The other area of interest, though much further down the scale, is hedge funds, he says. “There is definitely a trend toward absolute-return investing, hedge funds being a part of that, and it’s picking up steam among the bulk of the clients. It’s become a very crowded market in Sweden, with new hedge funds popping up every day. And it’s a good quality market, not only in terms of talent but the infrastructure around it.”
Caroline Bradley, responsible for Nordic institutional business development at Goldman Sachs AM (GSAM), sees a growing interest in private equity. GSAM currently has several Nordic institutional clients invested in their private equity fund of funds.
“Private equity investment has become quite well-established because there have been a number of high profile Nordic or Swedish private equity funds that are considered very good. And now institutional investors are starting to move more into the global private equity sphere. They have built up capabilities in the Nordic region and Europe and
now they’re going to the US and even to Asia.”
However, there is some scepticism about the perceived and actual levels of interest in alternative investments. Hellenborg says: “What investors are discussing and what they are actually doing are two different issues. A lot of people are talking about alternative investments , and say they are interested, but what they are doing is market timing.”
This is because the Swedish stock markets have outperformed global equity markets this year. “It has been rather a good year for the Swedish pension funds. We have had falling interest rates and pension funds are long bonds. We have had rising equity markets and pension funds are long equities. So they don’t need to invest in alternatives.”
With an overcrowded asset management market, most asset managers expect the industry to consolidate. However some asset managers also expect a consolidation of client objectives.

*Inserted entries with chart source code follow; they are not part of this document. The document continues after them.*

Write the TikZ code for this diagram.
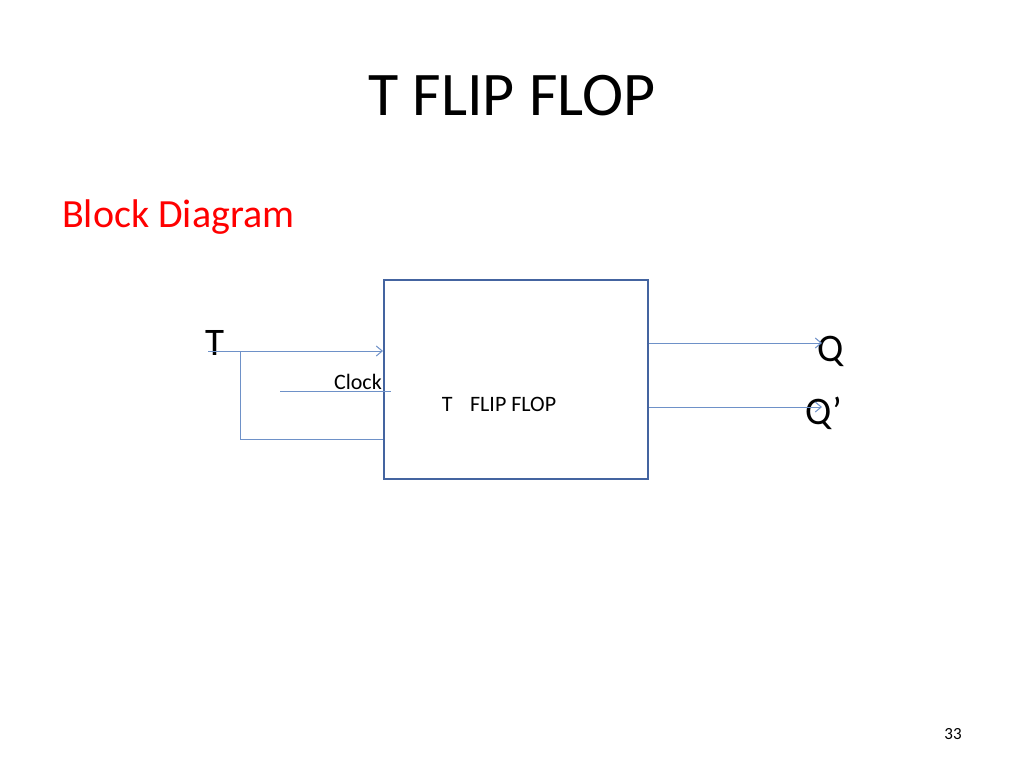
\documentclass[tikz,border=0pt]{standalone}
\usepackage{fontspec}
\setmainfont{Carlito}
\usetikzlibrary{arrows.meta}
\definecolor{boxc}{RGB}{68,100,160}
\definecolor{linec}{RGB}{110,145,200}
\begin{document}
\begin{tikzpicture}[x=1pt,y=-1pt,
  wire/.style={draw=linec,line width=1pt},
  arr/.style={wire,-{Straight Barb[length=6pt,width=10pt]}},
  lbl/.style={inner sep=0pt,anchor=base}]
\useasboundingbox (0,0) rectangle (1024,768);
\node[lbl,font=\fontsize{62}{62}\selectfont] (title) at (512,115) {T FLIP FLOP};
\node[lbl,anchor=base west,text=red,font=\fontsize{40}{40}\selectfont] (bd) at (62,227) {Block Diagram};
\node[draw=boxc,line width=2pt,minimum width=264pt,minimum height=199pt,inner sep=0pt] (ff) at (516,379.5) {};
\node[lbl,font=\fontsize{22}{22}\selectfont] (ffl) at (499,411) {T\hspace{0.8em}FLIP FLOP};
\node[lbl,font=\fontsize{39}{39}\selectfont] (t) at (215,355) {T};
\node[lbl,anchor=base east,font=\fontsize{22}{22}\selectfont] (clk) at (382,389) {Clock};
\node[lbl,font=\fontsize{39}{39}\selectfont] (q) at (831,361) {Q};
\node[lbl,font=\fontsize{39}{39}\selectfont] (qb) at (824,424) {Q’};
\node[lbl,font=\fontsize{17}{17}\selectfont] (pg) at (953,739) {33};
\coordinate (tin) at (208,351);
\coordinate (tj) at (240,351);
\coordinate (tb) at (240,439);
\coordinate (ck) at (280,391);
\draw[arr] (tin) -- (ff.west |- tin);
\draw[wire] (tj) -- (tb) -- (ff.west |- tb);
\draw[wire] (ck) -- ([xshift=8pt]ff.west |- ck);
\coordinate (qe) at (822,343);
\coordinate (qbe) at (822,407);
\draw[arr] (ff.east |- qe) -- (qe);
\draw[arr] (ff.east |- qbe) -- (qbe);
\end{tikzpicture}
\end{document}
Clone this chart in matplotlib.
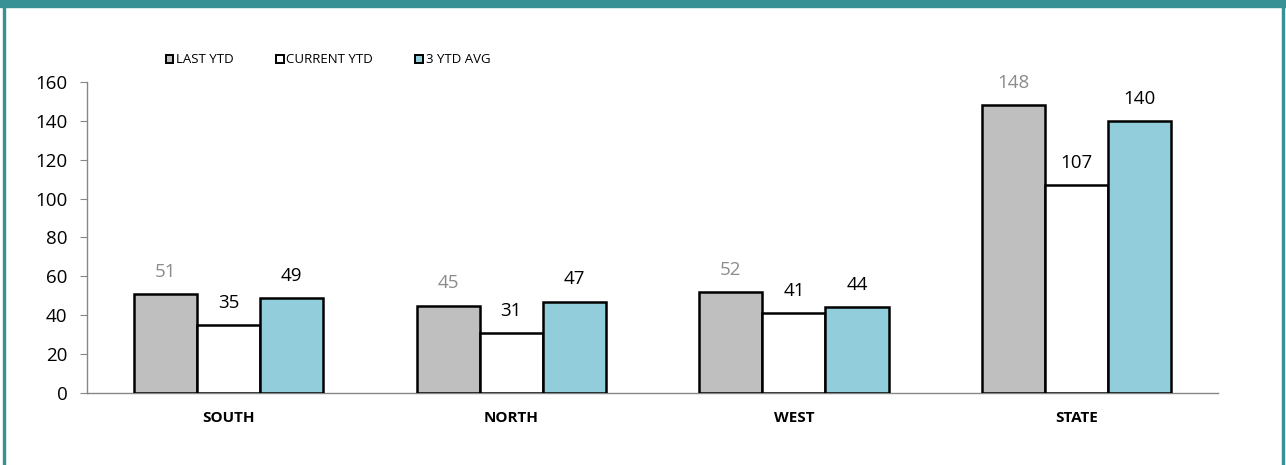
import numpy as np
import matplotlib
matplotlib.use('Agg')
import matplotlib.pyplot as plt
from matplotlib.patches import Rectangle

plt.rcParams['font.family'] = ['Open Sans', 'DejaVu Sans']

regions = ['SOUTH', 'NORTH', 'WEST', 'STATE']
series = ['LAST YTD', 'CURRENT YTD', '3 YTD AVG']
last_ytd = [51, 45, 52, 148]
current_ytd = [35, 31, 41, 107]
avg_3ytd = [49, 47, 44, 140]

colors = ['#BFBFBF', '#FFFFFF', '#92CDDC']
label_colors = ['#8C8C8C', '#000000', '#000000']

fig = plt.figure(figsize=(12.86, 4.65), dpi=100)
ax = fig.add_axes([0.0677, 0.1548, 0.8795, 0.6689])

x = np.arange(len(regions))
bar_width = 0.223
offsets = [-bar_width, 0, bar_width]

for vals, name, col, lcol, off in zip([last_ytd, current_ytd, avg_3ytd], series,
                                      colors, label_colors, offsets):
    bars = ax.bar(x + off, vals, width=bar_width, color=col, edgecolor='black',
                  linewidth=1.8, label=name, zorder=3)
    for b, v in zip(bars, vals):
        ax.annotate(f'{v}', (b.get_x() + b.get_width() / 2, v), xytext=(0, 9.5),
                    textcoords='offset points', ha='center', va='bottom',
                    fontsize=13.5, color=lcol)

ax.set_xlim(-0.5, len(regions) - 0.5)
ax.set_ylim(0, 160)
ax.set_yticks(range(0, 161, 20))
ax.set_xticks(x)
ax.set_xticklabels(regions, fontsize=11, fontweight='bold')
ax.tick_params(axis='x', length=0, pad=13)
ax.tick_params(axis='y', labelsize=13.5, length=5, color='#868686', pad=9)
for s in ['top', 'right']:
    ax.spines[s].set_visible(False)
for s in ['left', 'bottom']:
    ax.spines[s].set_color('#868686')
    ax.spines[s].set_linewidth(1)

leg = ax.legend(loc='center left', bbox_to_anchor=(0.1287, 0.871), bbox_transform=fig.transFigure,
                ncol=3, frameon=False, fontsize=9.5, handlelength=0.6, handleheight=0.6,
                handletextpad=0.2, columnspacing=3.2, borderpad=0, borderaxespad=0)
for h in leg.legend_handles:
    h.set_linewidth(1.4)

# frame around the chart
fig.patches.append(Rectangle((0, 1 - 7 / 465), 1, 7 / 465, transform=fig.transFigure,
                             color='#379195', zorder=10))
fig.patches.append(Rectangle((3 / 1286, 0), 2 / 1286, 1, transform=fig.transFigure,
                             color='#379195', zorder=10))
fig.patches.append(Rectangle((1 - 4 / 1286, 0), 2 / 1286, 1, transform=fig.transFigure,
                             color='#379195', zorder=10))

fig.savefig('out.png', dpi=100)
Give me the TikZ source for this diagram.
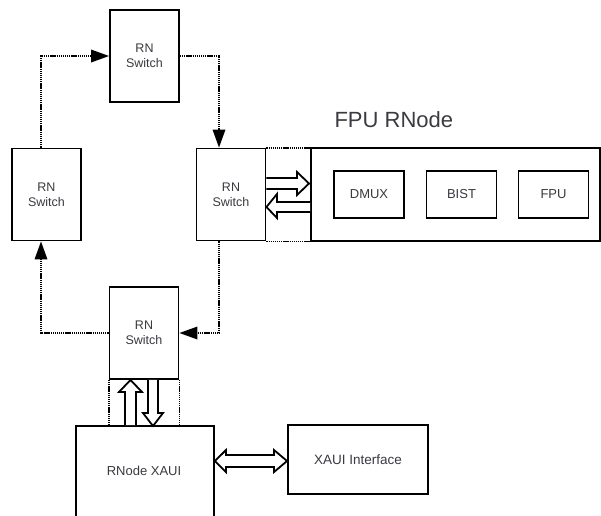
\documentclass[tikz,border=0pt]{standalone}
\usepackage{fontspec}
\setmainfont{Liberation Sans}
\usetikzlibrary{arrows.meta,calc}
\definecolor{txt}{HTML}{3A3A40}
\begin{document}
\begin{tikzpicture}[x=1pt,y=-1pt,
  box/.style={draw,line width=1.9pt,fill=white,inner sep=0pt,text=txt,font=\fontsize{12.5}{15}\selectfont,align=center},
  sw/.style={box,minimum width=69pt,minimum height=92pt},
  inner/.style={box,minimum width=70pt,minimum height=47pt,font=\fontsize{13}{15}\selectfont},
  flow/.style={line width=1.9pt,dash pattern=on 1.3pt off 0.8pt,-{Triangle[length=18pt,width=13pt,line width=0pt]}},
  dots/.style={line width=1.9pt,dash pattern=on 1.3pt off 0.8pt},
  blk/.style={draw,line width=1.8pt,fill=white,line join=miter}]
\useasboundingbox (0,0) rectangle (601,515);
% boxes
\node[sw] (top) at (144.5,56) {RN\\Switch};
\node[sw] (left) at (46.5,194.5) {RN\\Switch};
\node[sw] (mid) at (231,194.5) {RN\\Switch};
\node[sw] (bot) at (144,333) {RN\\Switch};
\node[box,minimum width=289pt,minimum height=93pt] (fpunode) at (455.5,194.5) {};
\node[text=txt,font=\fontsize{22}{24}\selectfont,anchor=base west] (fpulabel) at (331,127) {FPU RNode};
\node[inner] (dmux) at (369,194.5) {DMUX};
\node[inner] (bist) at (461.5,194.5) {BIST};
\node[inner] (fpu) at (553.5,194.5) {FPU};
\node[box,minimum width=138pt,minimum height=95pt,anchor=north west] (xaui) at (75,425) {};
\node[text=txt,font=\fontsize{13}{15}\selectfont] (xauilabel) at (144,471) {RNode XAUI};
\node[box,minimum width=140pt,minimum height=69pt,font=\fontsize{13.5}{15}\selectfont] (xif) at (358,459.5) {XAUI Interface};
% ring coordinates
\coordinate (xl) at (41,0);
\coordinate (xr) at (219,0);
\draw[flow] (left.north -| xl) |- (top.west);
\draw[flow] (top.east) -| (xr |- mid.north);
\draw[flow] (xr |- mid.south) |- (bot.east);
\draw[flow] (bot.west) -| (xl |- left.south);
% dotted links
\draw[dots] (mid.north east) -- (mid.north east -| fpunode.west);
\draw[dots] (mid.south east) -- (mid.south east -| fpunode.west);
\draw[dots] (bot.south west) -- (bot.south west |- xaui.north);
\draw[dots] (bot.south east) -- (bot.south east |- xaui.north);
% block arrows mid <-> fpunode
\draw[blk] (mid.east |- 0,178) -- (297,178) -- (297,172) -- (309,183.5) -- (297,195) -- (297,189) -- (mid.east |- 0,189);
\draw[blk] (fpunode.west |- 0,202) -- (277,202) -- (277,194) -- (mid.east |- 0,207) -- (277,218) -- (277,212) -- (fpunode.west |- 0,212);
% block arrows bot <-> xaui
\draw[blk] (125,425) -- (125,392) -- (119,392) -- (bot.south -| 130.5,0) -- (142,392) -- (136,392) -- (136,425);
\draw[blk] (bot.south -| 148,0) -- (148,413) -- (143,413) -- (153,426) -- (163,413) -- (158,413) -- (bot.south -| 158,0);
% double arrow xaui <-> xif
\draw[blk] (xaui.east |- 0,461) -- (226,450) -- (226,455) -- (274,455) -- (274,450) -- (xif.west |- 0,461) -- (274,472) -- (274,467) -- (226,467) -- (226,472) -- cycle;
\end{tikzpicture}
\end{document}
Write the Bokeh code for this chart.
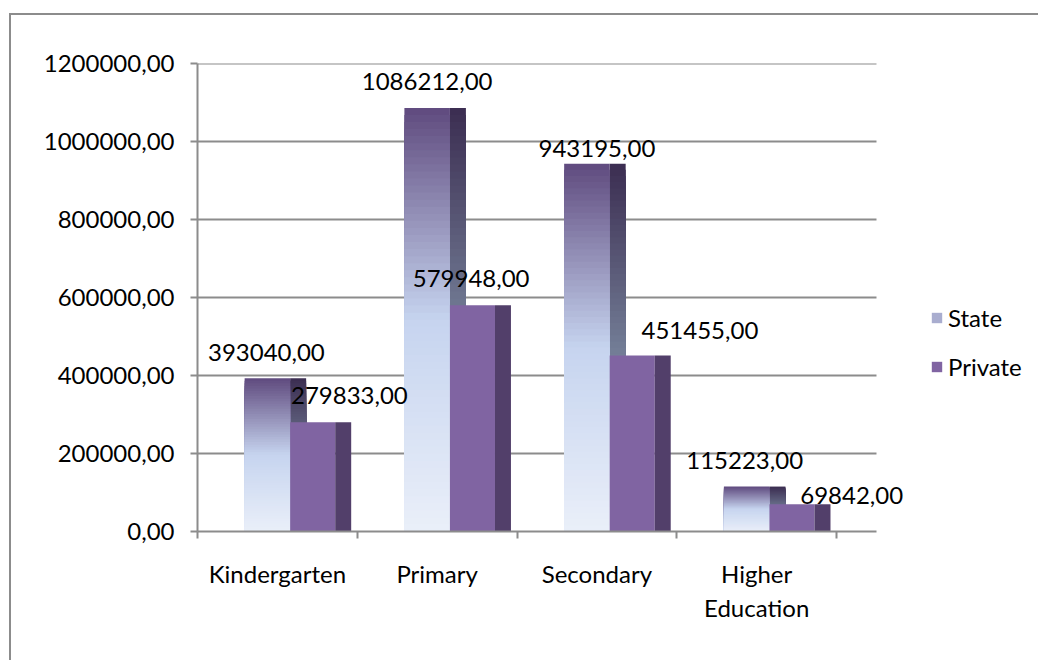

Hellenborg suggests that investors will focus on a few rather than a number of issues in future. “We don’t need to be too sophisticated. We just need to get a few things right like asset allocation.”
They will also spend their time more rationally, he suggests. “You don’t have to spend a lot of time with something that ends up as only 10% of your portfolio. That’s the problem with private equity. It takes a very long time to do a very small deal.”
Simplification would certainly reduce the number of players in the Swedish asset management market. Whether it would be in the market’s interest is another matter.